Для Марка Захарова дураки были новой целевой аудиторией, и он завоевал её сердца с тем же успехом, как десятилетием раньше – сердца советской интеллигенции. Между прочим, это говорит о незаурядном уме и творческой интуиции Марка Захарова.
Разумеется, никаких признаков театральных декораций в кадре не было: дураки любят реализьм, поэтому лес снимался в лесу, а дворянская усадьба – в дворянской усадьбе. Разумеется, сложная эстетическая рефлексия Алексея Толстого, проходившая красной нитью через всю повесть до последней строчки, была выброшена за ненадобностью. Тонкая меланхоличная ирония сменилась разухабистым балаганом – тонкость иронии оценит не каждый, а вот сиськи-пиписьки, это да, это повод для ржачки. Вместо пронзительной ноты любви к русской земле в сюжет был буквально вбит истерически-пафосный патриотизм, и это тоже правильный расчёт – дураки очень гордятся своей Родиной, им положено.

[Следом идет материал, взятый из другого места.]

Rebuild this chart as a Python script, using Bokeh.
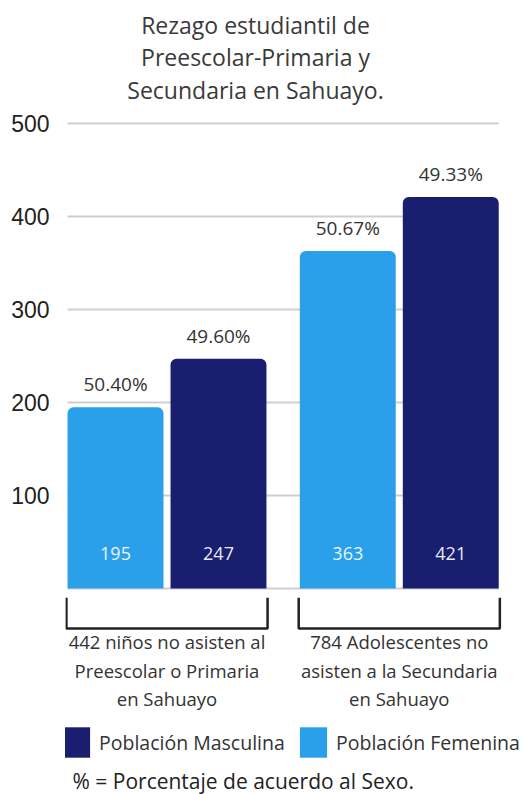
from bokeh.plotting import figure
from bokeh.models import (Range1d, FixedTicker, ColumnDataSource, Legend,
                          LegendItem, Label)
from bokeh.transform import dodge
from bokeh.core.properties import value
from bokeh.embed import file_html
from bokeh.resources import INLINE

# ---------------- data ----------------
title_lines = ["Rezago estudiantil de", "Preescolar-Primaria y", "Secundaria en Sahuayo."]
groups = ["442 niños no asisten al\nPreescolar o Primaria\nen Sahuayo",
          "784 Adolescentes no\nasisten a la Secundaria\nen Sahuayo"]
female = [195, 363]
male = [247, 421]
female_pct = ["50.40%", "50.67%"]
male_pct = ["49.60%", "49.33%"]
y_ticks = [100, 200, 300, 400, 500]
grid_ticks = [0, 100, 200, 300, 400, 500]
legend_labels = ["Población Masculina", "Población Femenina"]
footnote = "% = Porcentaje de acuerdo al Sexo."

LIGHT = "#2a9fea"
DARK = "#1a1e6e"
FONT = "Open Sans"

W = 0.413
OFF = 0.2217

gx = list(range(len(groups)))
src = ColumnDataSource(dict(
    g=gx, female=female, male=male,
    female_s=[str(v) for v in female], male_s=[str(v) for v in male],
    female_pct=female_pct, male_pct=male_pct,
    bx=[[g - 0.433, g - 0.433, g + 0.433, g + 0.433] for g in gx],
    by=[[-10, -43, -43, -10] for _ in gx],
    label=groups, zero=[0 for _ in gx],
))
xmin = gx[0] - OFF - W / 2
xmax = gx[-1] + OFF + W / 2

p = figure(width=530, height=794, output_backend="svg", toolbar_location=None,
           x_range=Range1d(-0.437, 1.565), y_range=Range1d(-221.5, 632.3),
           x_axis_location=None, min_border_left=65, min_border_right=0,
           min_border_top=0, min_border_bottom=0)
p.outline_line_color = None
p.xgrid.grid_line_color = None
p.ygrid.grid_line_color = None

ax = p.yaxis[0]
ax.ticker = FixedTicker(ticks=y_ticks)
ax.axis_line_color = None
ax.major_tick_line_color = None
ax.minor_tick_line_color = None
ax.major_label_standoff = 10
ax.major_label_text_font = "Liberation Sans"
ax.major_label_text_font_size = "23px"
ax.major_label_text_color = "#222222"

# horizontal grid lines spanning the bars
p.segment(x0=[xmin] * len(grid_ticks), x1=[xmax] * len(grid_ticks),
          y0=grid_ticks, y1=grid_ticks, line_color="#cfcfcf", line_width=2)

rf = p.vbar(x=dodge("g", -OFF), top="female", width=W, source=src,
            fill_color=LIGHT, line_color=None, border_radius=(6, 6, 0, 0))
rm = p.vbar(x=dodge("g", OFF), top="male", width=W, source=src,
            fill_color=DARK, line_color=None, border_radius=(6, 6, 0, 0))

# percentage labels above bars and values inside bars
for col, pct in (("female", "female_pct"), ("male", "male_pct")):
    off = -OFF if col == "female" else OFF
    p.text(x=dodge("g", off), y=col, text=pct, source=src, y_offset=-10,
           text_align="center", text_baseline="bottom",
           text_font=value(FONT), text_font_size="19px", text_color="#333333")
    p.text(x=dodge("g", off), y="zero", text=col + "_s", source=src, y_offset=-35,
           text_align="center", text_baseline="middle",
           text_font=value(FONT), text_font_size="18px",
           text_color="#ffffff", text_alpha=0.92)

# brackets and group labels
p.multi_line(xs="bx", ys="by", source=src, line_color="#222222", line_width=2.5)
p.text(x="g", y=-44, text="label", source=src, text_align="center",
       text_baseline="top", text_font=value(FONT), text_font_size="18.5px",
       text_color="#333333", text_line_height=1.13)

# legend
legend = Legend(items=[LegendItem(label=legend_labels[0], renderers=[rm]),
                       LegendItem(label=legend_labels[1], renderers=[rf])],
                location=(-6, 33), orientation="horizontal",
                glyph_width=34, glyph_height=38, label_standoff=6,
                label_width=193, spacing=4, padding=0, margin=0,
                border_line_color=None, background_fill_alpha=0,
                label_text_font=FONT, label_text_font_size="19.5px",
                label_text_color="#333333")
p.add_layout(legend)

# title
p.add_layout(Label(x=190, y=786, x_units="screen", y_units="screen",
                   text="\n".join(title_lines), text_align="center",
                   text_baseline="top", text_font=FONT, text_font_size="23px",
                   text_color="#3a3a3a", text_line_height=1.02))

# footnote
p.add_layout(Label(x=7, y=14, x_units="screen", y_units="screen",
                   text=footnote, text_align="left", text_baseline="middle",
                   text_font=FONT, text_font_size="21px", text_color="#222222"))

open("out.html", "w").write(file_html(p, INLINE))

Ну, и самое главное: связный сюжет был заменён цепочкой эстрадных номеров. Всё остальное я бы принял и понял, потому как всегда считал, что очень смешно, когда маляр ничтожный мне пачкает мадонну Рафаэля или, на худой конец, фигляр презренный пародией бесчестит Алигьери. От сурового Данта и сладостного Рафаэля величия не убудет, зато пять минут здорового смеха заменяют полстакана дефицитной сметаны. Но распада сюжета в бессмыслицу я простить не смог.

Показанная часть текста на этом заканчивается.